Enfin quand à l’escadrille, il n’y a jamais eu de communications entre le chef d’escadrille et la tour de contrôle. Certes, ils sont bien partis par un temps radieux, mais il y a fort à parier qu’ils ont dû rencontrer un violent orage lors de leur exercice. D’après un rapport militaire, cette disparition serait due à une erreur d’appréciation du commandant d’escadrille qui aurait confondu les îles des Keys (groupe de petites îles qui se trouvent dans le prolongement de la péninsule de Floride) avec celles des Bahamas. Ne trouvant pas la piste d’atterrissage, il aurait tenté un amerrissage forcé. Mais avec les conditions météo, l’avion n’aurait pas pu flotter bien longtemps. Certes il reste encore des zones d’ombre sur cet incident, mais d’après les forces militaires, il n’y a rien de mystérieux là-dessous. C’est une erreur de commandement et rien de plus.

Epilogue

Malheureusement pour tous les adeptes de mystères, le triangle des Bermudes n’est qu’une vaste fumisterie destiné à engrangé des bénéfices sur des romans ou des éditoriaux.
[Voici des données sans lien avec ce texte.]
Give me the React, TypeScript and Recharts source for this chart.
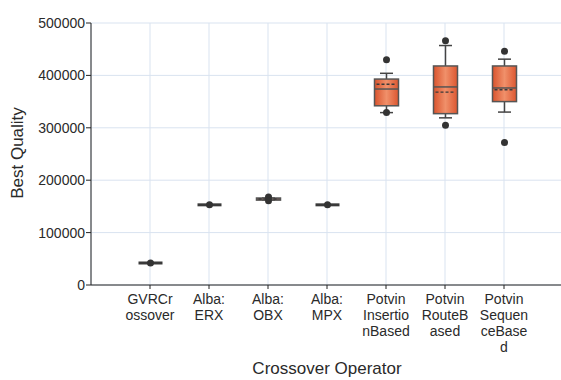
import { ComposedChart, Bar, XAxis, YAxis, CartesianGrid } from 'recharts'

// category labels, already wrapped the way the reference breaks them
const categories = ['GVRCrossover', 'Alba:ERX', 'Alba:OBX', 'Alba:MPX', 'PotvinInsertionBased', 'PotvinRouteBased', 'PotvinSequenceBased']
const labelLines = [
  ['GVRCr', 'ossover'],
  ['Alba:', 'ERX'],
  ['Alba:', 'OBX'],
  ['Alba:', 'MPX'],
  ['Potvin', 'Insertio', 'nBased'],
  ['Potvin', 'RouteB', 'ased'],
  ['Potvin', 'Sequen', 'ceBase', 'd'],
]

const whiskerLow  = [42000, 153000, 162000, 153000, 329000, 319000, 330000]
const q1          = [42000, 153000, 162000, 153000, 342000, 327000, 350000]
const median      = [42000, 153000, 164000, 153000, 374000, 378000, 376000]
const mean        = [42000, 153000, 164000, 153000, 383000, 368000, 372500]
const q3          = [42000, 153000, 166000, 153000, 393000, 418000, 418000]
const whiskerHigh = [42000, 153000, 166000, 153000, 404000, 457000, 431000]
const outliers    = [[42000], [153000], [168000, 161000], [153000], [430000, 329000], [466000, 305000], [446000, 272000]]

const yTicks = [0, 100000, 200000, 300000, 400000, 500000]

const FONT = '"Liberation Sans", Arial, sans-serif'

const data = categories.map((name, i) => {
  const all = [whiskerLow[i], whiskerHigh[i], ...outliers[i]]
  const lo = Math.min(...all)
  const hi = Math.max(...all)
  return {
    name,
    lo,
    hi,
    range: [lo, hi],
    wLow: whiskerLow[i],
    q1: q1[i],
    median: median[i],
    mean: mean[i],
    q3: q3[i],
    wHigh: whiskerHigh[i],
    out: outliers[i],
  }
})

// box drawn inside the range bar; values mapped between the bar's own ends
function BoxShape(props: any) {
  const { x, y, width, height, payload } = props
  const cx = x + width / 2
  const top = Math.min(y, y + height)
  const h = Math.abs(height)
  const { lo, hi } = payload
  const py = (v: number) => (hi === lo ? top : top + (h * (hi - v)) / (hi - lo))
  const bw = 12
  const cap = 6.5
  const boxTop = py(payload.q3)
  const boxBot = py(payload.q1)
  const flat = boxBot - boxTop < 2

  return (
    <g>
      {/* whiskers */}
      <line x1={cx} x2={cx} y1={py(payload.wHigh)} y2={boxTop} stroke="#444" strokeWidth={1.5} />
      <line x1={cx} x2={cx} y1={boxBot} y2={py(payload.wLow)} stroke="#444" strokeWidth={1.5} />
      <line x1={cx - cap} x2={cx + cap} y1={py(payload.wHigh)} y2={py(payload.wHigh)} stroke="#444" strokeWidth={1.5} />
      <line x1={cx - cap} x2={cx + cap} y1={py(payload.wLow)} y2={py(payload.wLow)} stroke="#444" strokeWidth={1.5} />
      {flat ? (
        <rect x={cx - bw} y={boxTop - 1.5} width={bw * 2} height={boxBot - boxTop + 3} fill="#3a3a3a" />
      ) : (
        <>
          <rect x={cx - bw} y={boxTop} width={bw * 2} height={boxBot - boxTop} fill="url(#boxFill)" stroke="#555" strokeWidth={1.5} />
          <line x1={cx - bw} x2={cx + bw} y1={py(payload.median)} y2={py(payload.median)} stroke="#555" strokeWidth={1.5} />
          <line x1={cx - bw + 2} x2={cx + bw - 2} y1={py(payload.mean)} y2={py(payload.mean)} stroke="#3a3a3a" strokeWidth={1.4} strokeDasharray="3 2" />
        </>
      )}
      {payload.out.map((v: number, k: number) => (
        <circle key={k} cx={cx} cy={py(v)} r={3.5} fill="#333" />
      ))}
    </g>
  )
}

function CategoryTick(props: any) {
  const { x, y, payload } = props
  const lines = labelLines[payload.index] ?? [payload.value]
  return (
    <text x={x} y={y} textAnchor="middle" fontSize={14} fontFamily={FONT} fill="#2a2a2a">
      {lines.map((l, k) => (
        <tspan key={k} x={x} y={y + 13 + k * 16}>{l}</tspan>
      ))}
    </text>
  )
}

export default function App() {
  return (
    <div style={{ position: 'absolute', left: 0, top: 0, width: 561, height: 380, overflow: 'hidden', background: '#fff', fontFamily: FONT }}>
      <ComposedChart
        width={565}
        height={380}
        data={data}
        margin={{ top: 23, right: 2, left: 0, bottom: 0 }}
      >
        <defs>
          <linearGradient id="boxFill" x1="0" y1="0" x2="1" y2="0">
            <stop offset="0%" stopColor="#d9532d" />
            <stop offset="50%" stopColor="#f0906a" />
            <stop offset="100%" stopColor="#dc5630" />
          </linearGradient>
        </defs>
        <CartesianGrid stroke="#d9e3f0" strokeWidth={1} />
        <XAxis
          dataKey="name"
          type="category"
          height={95}
          padding={{ left: 29.5, right: 29.5 }}
          interval={0}
          tick={<CategoryTick />}
          tickSize={4}
          axisLine={{ stroke: '#222' }}
          tickLine={{ stroke: '#222' }}
        />
        <YAxis
          type="number"
          domain={[0, 500000]}
          ticks={yTicks}
          width={91}
          tickSize={5}
          tickMargin={1}
          interval={0}
          tick={{ fontSize: 14, fontFamily: FONT, fill: '#2a2a2a' }}
          axisLine={{ stroke: '#222' }}
          tickLine={{ stroke: '#222' }}
        />
        <Bar dataKey="range" barSize={24} shape={<BoxShape />} isAnimationActive={false} />
      </ComposedChart>
      <div style={{ position: 'absolute', left: 91, width: 472, top: 359, textAlign: 'center', fontSize: 17, color: '#2a2a2a', lineHeight: '20px' }}>
        Crossover Operator
      </div>
      <div style={{ position: 'absolute', left: 18, top: 153, transform: 'translate(-50%, -50%) rotate(-90deg)', whiteSpace: 'nowrap', fontSize: 17, color: '#2a2a2a', lineHeight: '20px' }}>
        Best Quality
      </div>
    </div>
  )
}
Certains ont même osé écrire : « C'est peut-être que l'esprit humain n'est pas encore assez avancé pour comprendre les forces qui s'exercent dans le Triangle ». Du coup, on peut se poser la question de savoir si leurs cerveaux ne seraient pas trop avancés dans l’étendue de l’imaginaire… !

Des naufrages ont bel et bien été enregistrés dans cette zone, mais pas plus qu’ailleurs. On pourrait aussi très bien considérer les côtes bretonnes comme les côtes du Diable ou le Cap Horn comme le Cap des Perdus, et que sais-je.